* [AIM OF THE TASK]
Establish how many lines in the material include the string "Clone" and report it as a lone number.

---------- INPUT ROWS

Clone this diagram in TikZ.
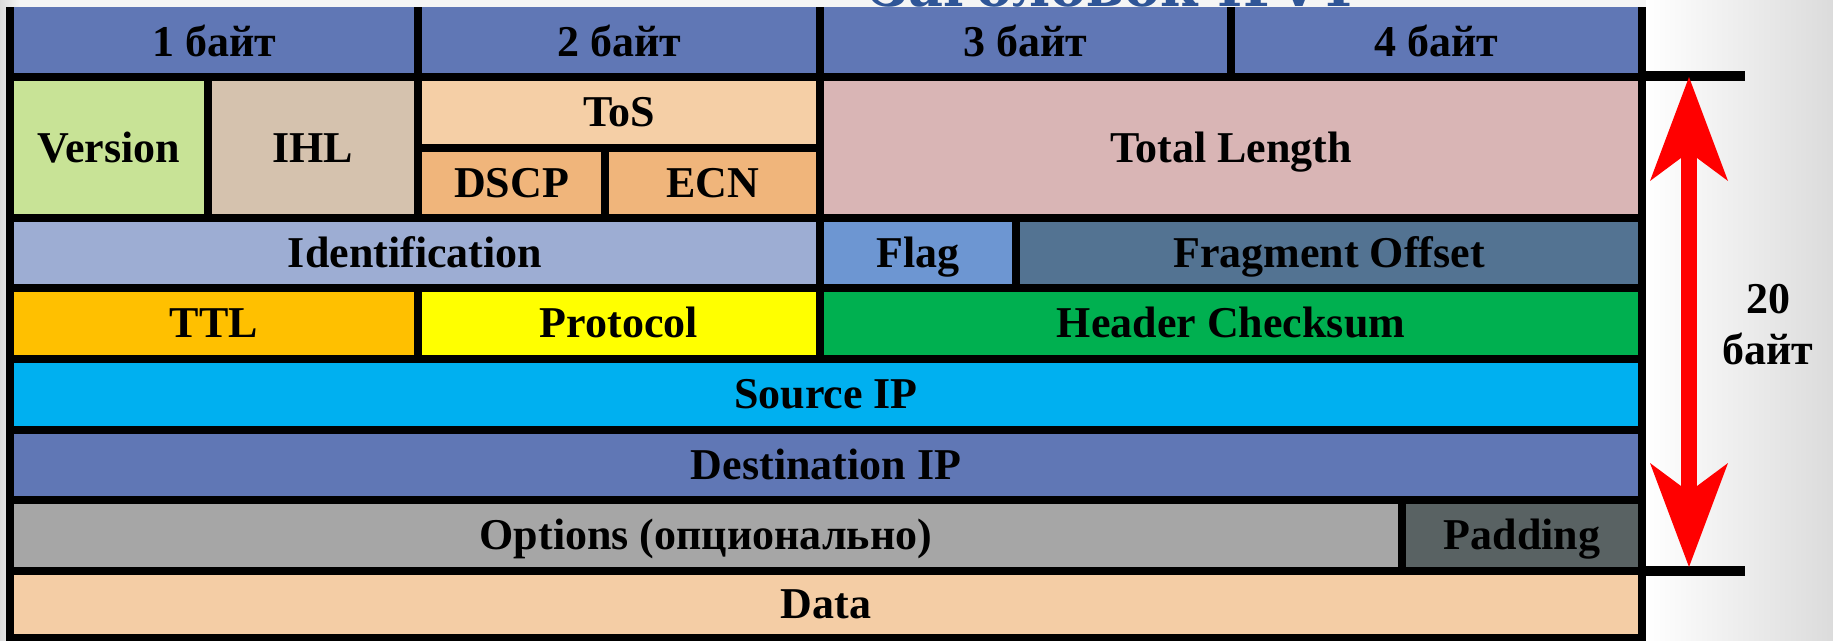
\documentclass[tikz,border=0pt]{standalone}
\usepackage{fontspec}
\setmainfont{Liberation Serif}
\newfontfamily\titlefont{DejaVu Serif}
\usetikzlibrary{arrows.meta}
\definecolor{hdr}{HTML}{6077B5}
\definecolor{cver}{HTML}{C8E396}
\definecolor{cihl}{HTML}{D5C2AE}
\definecolor{ctos}{HTML}{F5CFA6}
\definecolor{cdscp}{HTML}{F0B57B}
\definecolor{ctlen}{HTML}{D9B5B5}
\definecolor{cident}{HTML}{9DADD3}
\definecolor{cflag}{HTML}{6D96D2}
\definecolor{cfrag}{HTML}{537392}
\definecolor{cttl}{HTML}{FFC000}
\definecolor{cproto}{HTML}{FFFF00}
\definecolor{cchk}{HTML}{00B050}
\definecolor{csrc}{HTML}{00B0F0}
\definecolor{copt}{HTML}{A6A6A6}
\definecolor{cpad}{HTML}{596263}
\definecolor{cdata}{HTML}{F4CDA5}
\definecolor{ttlblue}{HTML}{2F5597}
\definecolor{arrred}{HTML}{FF0000}
\newcommand{\ipcell}[7]{%
  \node[cell, fill=#2, minimum width={#5-#3}, minimum height={#6-#4}]
    (#1) at ({(#3+#5)/2},{(#4+#6)/2}) {#7};}
\newcommand{\hdrcell}[5]{%
  \node[hcell, minimum width={#4-#2}, minimum height={#5-#3}]
    (#1) at ({(#2+#4)/2},{(#3+#5)/2}) {#1x};}
\begin{document}
\begin{tikzpicture}[x=1pt,y=-1pt,
  txt/.style={font=\fontsize{44}{50}\selectfont\bfseries, text=black},
  cell/.style={txt, rectangle, inner sep=0pt, outer sep=0pt, draw=black,
    line width=8pt, text height=29pt, text depth=0pt},
  hcell/.style={txt, rectangle, inner sep=0pt, outer sep=0pt, fill=hdr,
    text height=29pt, text depth=0pt},
  grid/.style={draw=black, line width=8pt},
  bar/.style={draw=black, line width=10pt},
  dimarrow/.style={draw=arrred, line width=16pt,
    {Stealth[length=104pt 0 0, width=78pt 0, inset=29pt 0, line width=0pt 0]}-{Stealth[length=104pt 0 0, width=78pt 0, inset=29pt 0, line width=0pt 0]}}
]
\useasboundingbox (0,0) rectangle (1833,640);
% background
\fill[black!4] (0,0) rectangle (1833,640);
\shade[left color=black!14, right color=black!4] (0,0) rectangle (20,640);
\shade[left color=white, right color=black!14] (1646,0) rectangle (1833,640);
% title (mostly outside the picture)
\node[anchor=base, text=ttlblue, font=\titlefont\bfseries\fontsize{54}{54}\selectfont]
  (title) at (1111,6) {Заголовок IPv4};
% header row
\node[hcell, minimum width=408, minimum height=70] (h1) at (214,42) {1 байт};
\node[hcell, minimum width=402, minimum height=70] (h2) at (619,42) {2 байт};
\node[hcell, minimum width=411, minimum height=70] (h3) at (1025.5,42) {3 байт};
\node[hcell, minimum width=411, minimum height=70] (h4) at (1436.5,42) {4 байт};
\draw[grid] (h1.north west) -- (h1.south west);
\draw[grid] (h1.north east) -- (h1.south east);
\draw[grid] (h2.north east) -- (h2.south east);
\draw[grid] (h3.north east) -- (h3.south east);
\draw[grid] (h4.north east) -- (h4.south east);
% body rows: name, colour, x1, y1, x2, y2, text
\ipcell{ver}{cver}{10}{77}{207.5}{218}{Version}
\ipcell{ihl}{cihl}{207.5}{77}{418}{218}{IHL}
\ipcell{tos}{ctos}{418}{77}{820}{147.5}{ToS}
\ipcell{dscp}{cdscp}{418}{147.5}{605}{218}{DSCP}
\ipcell{ecn}{cdscp}{605}{147.5}{820}{218}{ECN}
\ipcell{tlen}{ctlen}{820}{77}{1642}{218}{Total Length}
\ipcell{ident}{cident}{10}{218}{820}{288}{Identification}
\ipcell{flag}{cflag}{820}{218}{1016}{288}{Flag}
\ipcell{frag}{cfrag}{1016}{218}{1642}{288}{Fragment Offset}
\ipcell{ttl}{cttl}{10}{288}{418}{358.5}{TTL}
\ipcell{proto}{cproto}{418}{288}{820}{358.5}{Protocol}
\ipcell{chk}{cchk}{820}{288}{1642}{358.5}{Header Checksum}
\ipcell{src}{csrc}{10}{358.5}{1642}{429.5}{Source IP}
\ipcell{dst}{hdr}{10}{429.5}{1642}{499.5}{Destination IP}
\ipcell{opt}{copt}{10}{499.5}{1402}{570.5}{Options (опционально)}
\ipcell{pad}{cpad}{1402}{499.5}{1642}{570.5}{Padding}
\ipcell{data}{cdata}{10}{570.5}{1642}{638}{Data}
% size marker
\coordinate (bt1) at (1646,76);
\coordinate (bt2) at (1745,76);
\coordinate (bb1) at (1646,570.5);
\coordinate (bb2) at (1745,570.5);
\draw[bar] (bt1) -- (bt2);
\draw[bar] (bb1) -- (bb2);
\coordinate (atop) at (1689,77);
\coordinate (abot) at (1689,567);
\draw[dimarrow] (atop) -- (abot);
\node[txt, anchor=base] (n20) at (1768,313.5) {20};
\node[txt, anchor=base] (nbyte) at (1768,364) {байт};
\end{tikzpicture}
\end{document}
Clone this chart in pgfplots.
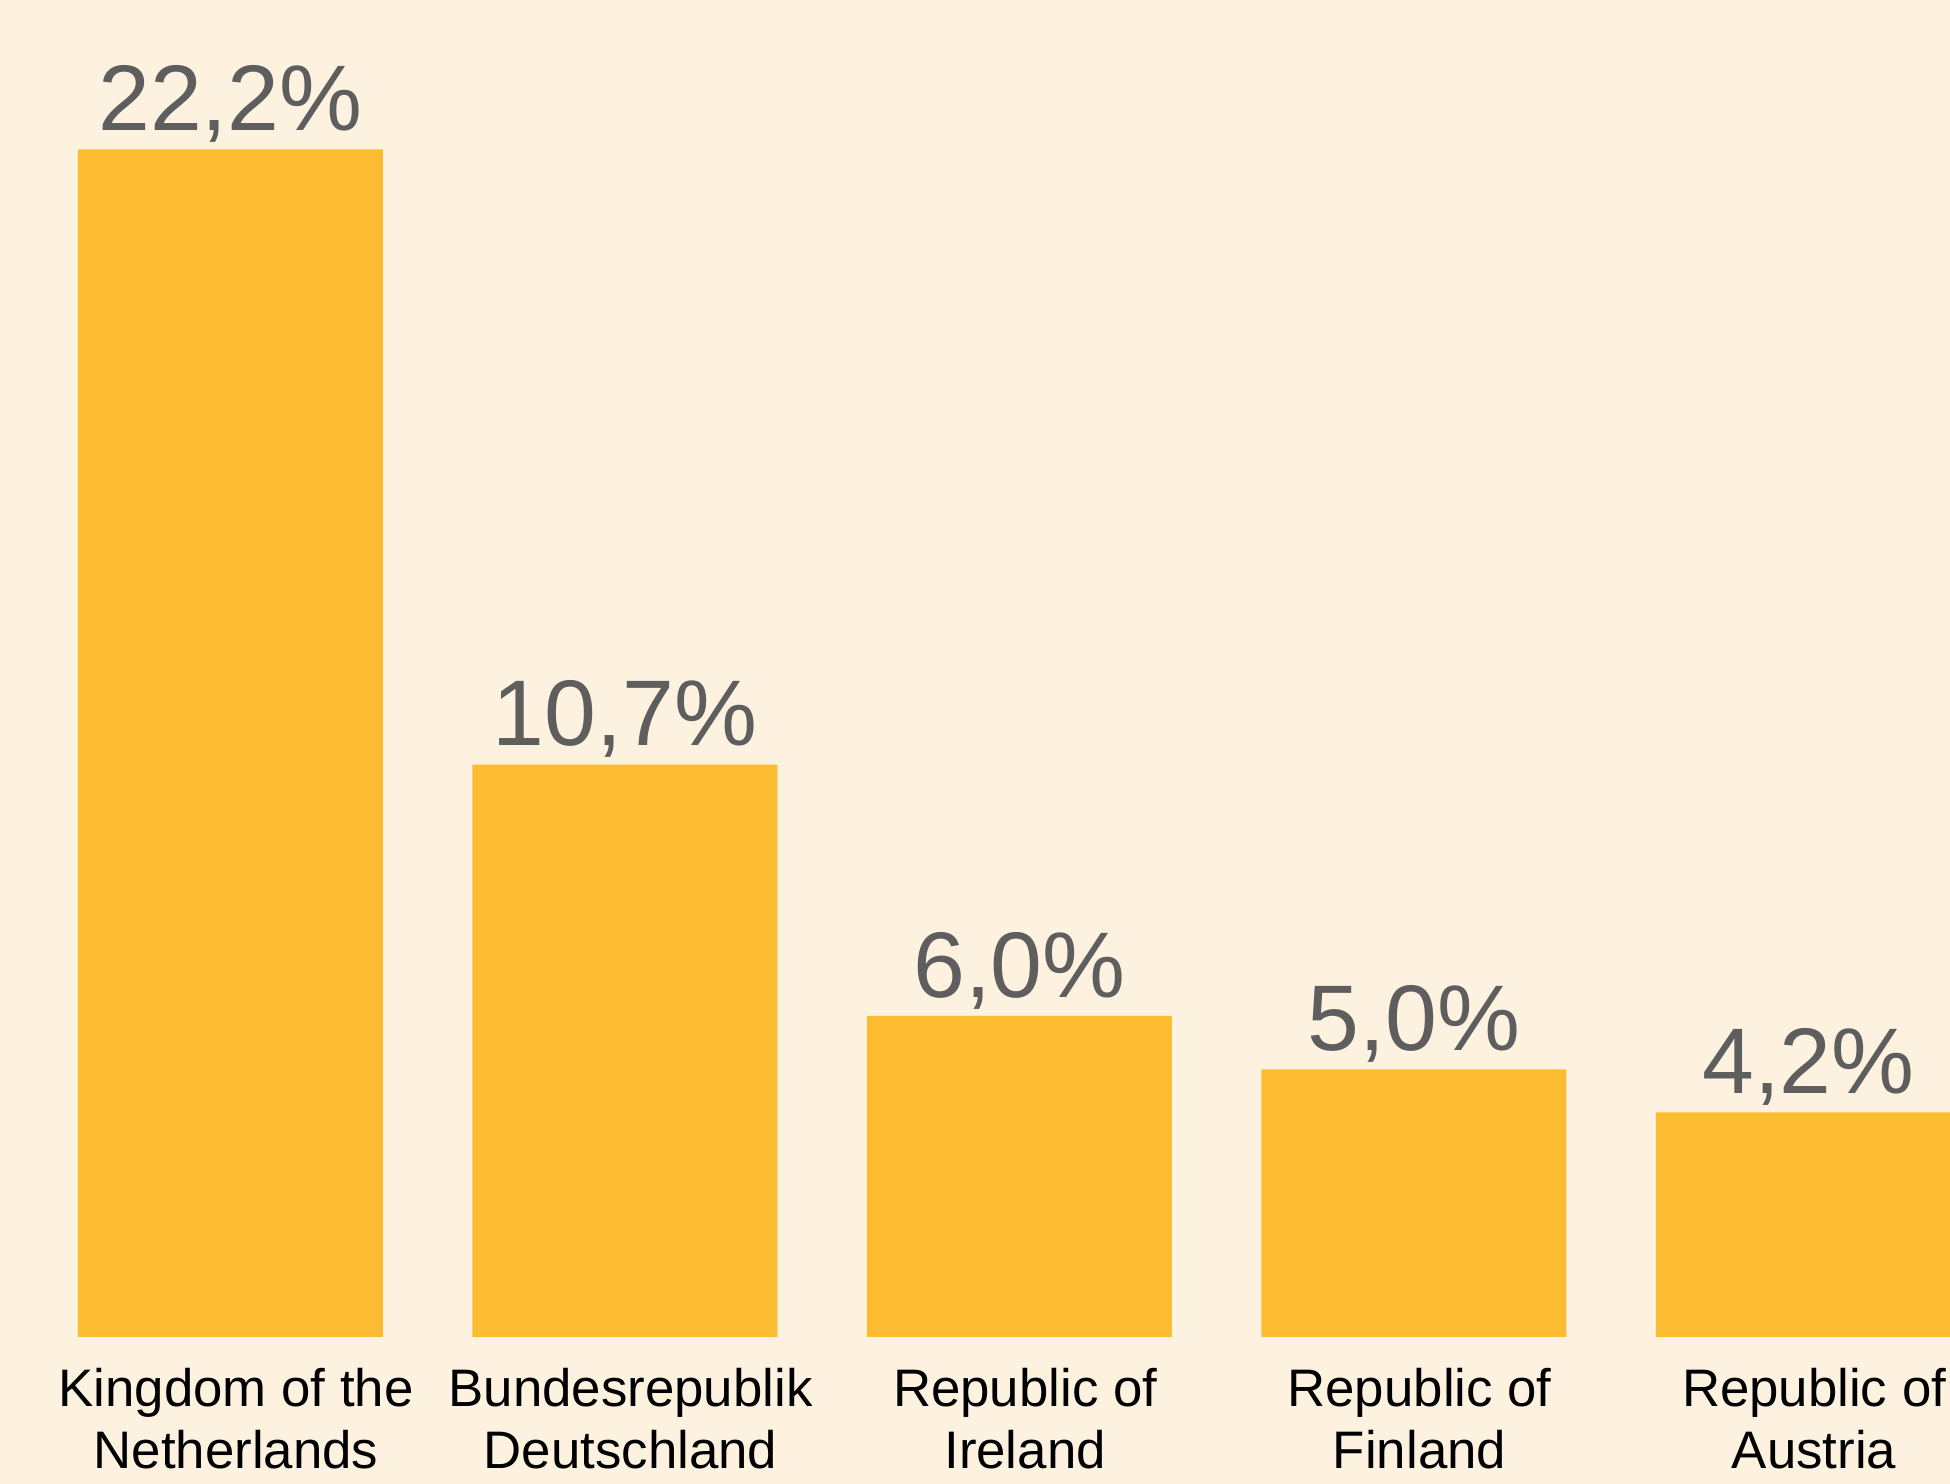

--------------------

* [ANSWER FOR THIS EXERCISE]
2